Superior Court Judge John R. Turner set jury selection to begin Jan. 21 in Glynn County for the trial of Johnson, who lost reelection to her office in 2020. Turner also scheduled a Dec. 11 hearing for all outstanding motions in the case.
Johnson served as DA in the five-county Brunswick Judicial Circuit for a decade. She was indicted in September 2021, two months before Travis McMichael, his father Greg McMichael and a neighbor, William “Roddie” Bryan, were tried and convicted of Arbery’s murder.
Associated Press
Associated Press
Travis McMichael and his father, both of whom were armed, began chasing Arbery, a 25-year-old unarmed Black man, in a pickup truck after Greg McMichael saw Arbery running through the Satilla Shores neighborhood. Bryan soon joined the chase in his own truck. He took cellphone video that showed Arbery being pinned in by the two trucks and then charging at Travis McMichael, who fired three fatal shotgun blasts.

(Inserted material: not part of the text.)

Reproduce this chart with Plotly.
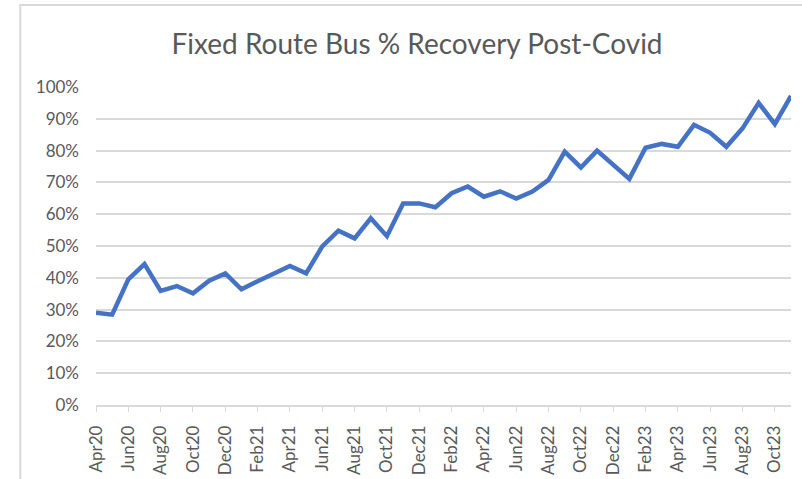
import plotly.graph_objects as go

# monthly share of pre-Covid ridership, Apr 2020 - Nov 2023
months = [
    "Apr20", "May20", "Jun20", "Jul20", "Aug20", "Sep20", "Oct20", "Nov20", "Dec20",
    "Jan21", "Feb21", "Mar21", "Apr21", "May21", "Jun21", "Jul21", "Aug21", "Sep21",
    "Oct21", "Nov21", "Dec21", "Jan22", "Feb22", "Mar22", "Apr22", "May22", "Jun22",
    "Jul22", "Aug22", "Sep22", "Oct22", "Nov22", "Dec22", "Jan23", "Feb23", "Mar23",
    "Apr23", "May23", "Jun23", "Jul23", "Aug23", "Sep23", "Oct23", "Nov23",
]
recovery = [
    0.290, 0.284, 0.395, 0.443, 0.359, 0.374, 0.351, 0.391, 0.414,
    0.364, 0.389, 0.414, 0.437, 0.414, 0.499, 0.548, 0.524, 0.587,
    0.531, 0.634, 0.634, 0.622, 0.666, 0.687, 0.655, 0.672, 0.649,
    0.671, 0.708, 0.797, 0.747, 0.800, 0.755, 0.711, 0.809, 0.821,
    0.812, 0.881, 0.856, 0.812, 0.870, 0.950, 0.883, 0.972,
]
tick_labels = months[::2]

GREY = "#595959"
GRID = "#d9d9d9"
FONT = "Lato, Calibri, Arial, sans-serif"

fig = go.Figure(go.Scatter(
    x=months, y=recovery, mode="lines",
    line=dict(color="#4472C4", width=4.5),
))

fig.update_layout(
    width=802, height=479,
    margin=dict(l=96, r=11, t=87, b=74),
    paper_bgcolor="white", plot_bgcolor="white",
    showlegend=False,
    font=dict(family=FONT, size=17, color=GREY),
    title=dict(text="Fixed Route Bus % Recovery Post-Covid",
               x=0.52, xref="container", xanchor="center",
               y=0.908, yref="container", yanchor="middle",
               font=dict(size=28, color=GREY, family=FONT)),
)

fig.update_xaxes(
    type="category", range=[0, len(months) - 1],
    tickmode="array", tickvals=tick_labels, ticktext=tick_labels,
    tickangle=-90, ticks="outside", ticklen=5, tickcolor=GRID,
    showline=True, linecolor=GRID, linewidth=1.5,
    showgrid=False, zeroline=False, automargin=False,
    ticklabelstandoff=7,
    tickfont=dict(size=17, color=GREY),
)
fig.update_yaxes(
    range=[0, 1.0], dtick=0.1, tickformat=".0%",
    showgrid=True, gridcolor=GRID, gridwidth=1.5,
    zeroline=False, showline=False, ticks="", automargin=False,
    ticklabelstandoff=16,
    tickfont=dict(size=17, color=GREY),
)

# chart-area border, as on the source chart
fig.add_shape(type="rect", xref="paper", yref="paper",
              x0=-0.109, x1=1.2, y0=-0.5, y1=1.258,
              line=dict(color=GRID, width=2), fillcolor="rgba(0,0,0,0)",
              layer="below")

# drop the browser's default 8px page margin so the figure sits at 0,0
fig.write_html("out.html", config={"displayModeBar": False},
               post_script="document.body.style.margin='0';")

The video of the Feb. 23, 2020, killing sparked a national outcry after it was made public. Almost immediately, the GBI took over the case and soon arrested the McMichaels and Bryan.
Johnson is charged for what she allegedly did shortly after Arbery’s murder.
She stands indicted for violating her oath of office, a felony, for “showing favor and affection” to Greg McMichael, who once worked for the DA’s office as an investigator. The indictment also accuses Johnson of failing “to treat Ahmaud Arbery and his family fairly and with dignity.”
She is also charged with obstruction, a misdemeanor. On the day of Arbery’s killing, she allegedly told two Glynn County police officers not to arrest Travis McMichael, the indictment said.
The three-year-old case has drawn out so long because, over almost the past two years, Johnson’s lead attorney, Brian Steel, has been involved in the Young Slime Life trial, the longest in Georgia history. Turner signed his order setting Johnson’s trial one week after Steel’s client, Young Thug, whose given name is Jeffery Williams, entered a guilty plea and withdrew from the trial.
When reached Tuesday, Steel declined to comment. In prior court filings, Steel said the allegation that Johnson obstructed the police investigation “is wholly specious, unjust and is an impermissible, politically motivated ‘hit job.’”
In a statement, state Attorney General Chris Carr, whose office obtained Johnson’s indictment, said, “We have never stopped fighting for Ahmaud Arbery and his family, and we look forward to presenting our case in court.”
The McMichaels are now serving sentences of life in prison without the possibility of parole and Bryan is serving life with the possibility of parole for the state crimes. The three men were later convicted of federal hate crimes for targeting Arbery because of his race. The McMichaels received life sentences and Bryan a 35-year prison sentence for those convictions.